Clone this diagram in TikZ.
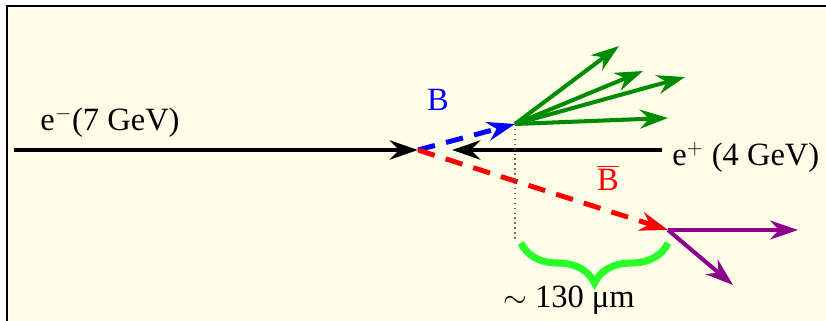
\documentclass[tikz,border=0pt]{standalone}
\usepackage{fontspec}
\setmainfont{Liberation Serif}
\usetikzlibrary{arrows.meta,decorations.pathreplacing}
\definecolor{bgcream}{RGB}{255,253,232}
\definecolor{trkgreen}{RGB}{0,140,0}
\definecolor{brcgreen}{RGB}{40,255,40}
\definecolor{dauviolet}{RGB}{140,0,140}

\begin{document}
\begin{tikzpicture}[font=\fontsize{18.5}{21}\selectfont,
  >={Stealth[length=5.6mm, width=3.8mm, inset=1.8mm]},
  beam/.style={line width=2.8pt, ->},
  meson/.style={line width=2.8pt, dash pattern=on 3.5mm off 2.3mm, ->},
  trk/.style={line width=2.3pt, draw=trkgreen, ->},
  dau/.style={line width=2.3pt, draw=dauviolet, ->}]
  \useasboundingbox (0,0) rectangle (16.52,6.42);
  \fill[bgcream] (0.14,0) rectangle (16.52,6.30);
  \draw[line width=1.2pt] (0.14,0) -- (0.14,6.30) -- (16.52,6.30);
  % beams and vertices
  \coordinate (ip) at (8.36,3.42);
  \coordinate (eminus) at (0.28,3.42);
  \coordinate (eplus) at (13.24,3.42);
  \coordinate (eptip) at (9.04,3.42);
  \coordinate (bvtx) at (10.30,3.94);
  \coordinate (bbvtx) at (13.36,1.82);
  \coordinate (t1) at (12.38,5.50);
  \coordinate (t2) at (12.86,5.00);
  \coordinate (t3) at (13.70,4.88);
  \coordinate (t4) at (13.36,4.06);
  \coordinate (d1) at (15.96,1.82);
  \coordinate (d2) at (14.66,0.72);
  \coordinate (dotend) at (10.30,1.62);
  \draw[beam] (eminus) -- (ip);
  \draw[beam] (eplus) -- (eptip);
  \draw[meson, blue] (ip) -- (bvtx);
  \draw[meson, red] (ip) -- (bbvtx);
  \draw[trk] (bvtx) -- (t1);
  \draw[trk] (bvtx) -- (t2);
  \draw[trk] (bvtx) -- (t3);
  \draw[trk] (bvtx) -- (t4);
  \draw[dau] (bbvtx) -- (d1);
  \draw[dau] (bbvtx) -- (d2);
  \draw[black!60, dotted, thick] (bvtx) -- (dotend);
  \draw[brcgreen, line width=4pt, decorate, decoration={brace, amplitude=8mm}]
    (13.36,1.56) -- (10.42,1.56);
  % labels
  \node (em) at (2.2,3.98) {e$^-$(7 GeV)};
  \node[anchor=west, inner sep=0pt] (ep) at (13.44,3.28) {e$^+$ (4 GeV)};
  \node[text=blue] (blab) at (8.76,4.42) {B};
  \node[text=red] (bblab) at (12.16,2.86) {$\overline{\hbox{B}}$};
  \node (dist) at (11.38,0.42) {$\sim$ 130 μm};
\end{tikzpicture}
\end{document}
■ ■ ■ ■ ■ ■ ■
(What you are asked to do): Repeat the material verbatim. Do not carry over any picture.

(The solution):
Clone this diagram in TikZ.
\documentclass[tikz,border=0pt]{standalone}
\usepackage{fontspec}
\setmainfont{Liberation Serif}
\usetikzlibrary{arrows.meta,decorations.pathreplacing}
\definecolor{bgcream}{RGB}{255,253,232}
\definecolor{trkgreen}{RGB}{0,140,0}
\definecolor{brcgreen}{RGB}{40,255,40}
\definecolor{dauviolet}{RGB}{140,0,140}

\begin{document}
\begin{tikzpicture}[font=\fontsize{18.5}{21}\selectfont,
  >={Stealth[length=5.6mm, width=3.8mm, inset=1.8mm]},
  beam/.style={line width=2.8pt, ->},
  meson/.style={line width=2.8pt, dash pattern=on 3.5mm off 2.3mm, ->},
  trk/.style={line width=2.3pt, draw=trkgreen, ->},
  dau/.style={line width=2.3pt, draw=dauviolet, ->}]
  \useasboundingbox (0,0) rectangle (16.52,6.42);
  \fill[bgcream] (0.14,0) rectangle (16.52,6.30);
  \draw[line width=1.2pt] (0.14,0) -- (0.14,6.30) -- (16.52,6.30);
  % beams and vertices
  \coordinate (ip) at (8.36,3.42);
  \coordinate (eminus) at (0.28,3.42);
  \coordinate (eplus) at (13.24,3.42);
  \coordinate (eptip) at (9.04,3.42);
  \coordinate (bvtx) at (10.30,3.94);
  \coordinate (bbvtx) at (13.36,1.82);
  \coordinate (t1) at (12.38,5.50);
  \coordinate (t2) at (12.86,5.00);
  \coordinate (t3) at (13.70,4.88);
  \coordinate (t4) at (13.36,4.06);
  \coordinate (d1) at (15.96,1.82);
  \coordinate (d2) at (14.66,0.72);
  \coordinate (dotend) at (10.30,1.62);
  \draw[beam] (eminus) -- (ip);
  \draw[beam] (eplus) -- (eptip);
  \draw[meson, blue] (ip) -- (bvtx);
  \draw[meson, red] (ip) -- (bbvtx);
  \draw[trk] (bvtx) -- (t1);
  \draw[trk] (bvtx) -- (t2);
  \draw[trk] (bvtx) -- (t3);
  \draw[trk] (bvtx) -- (t4);
  \draw[dau] (bbvtx) -- (d1);
  \draw[dau] (bbvtx) -- (d2);
  \draw[black!60, dotted, thick] (bvtx) -- (dotend);
  \draw[brcgreen, line width=4pt, decorate, decoration={brace, amplitude=8mm}]
    (13.36,1.56) -- (10.42,1.56);
  % labels
  \node (em) at (2.2,3.98) {e$^-$(7 GeV)};
  \node[anchor=west, inner sep=0pt] (ep) at (13.44,3.28) {e$^+$ (4 GeV)};
  \node[text=blue] (blab) at (8.76,4.42) {B};
  \node[text=red] (bblab) at (12.16,2.86) {$\overline{\hbox{B}}$};
  \node (dist) at (11.38,0.42) {$\sim$ 130 μm};
\end{tikzpicture}
\end{document}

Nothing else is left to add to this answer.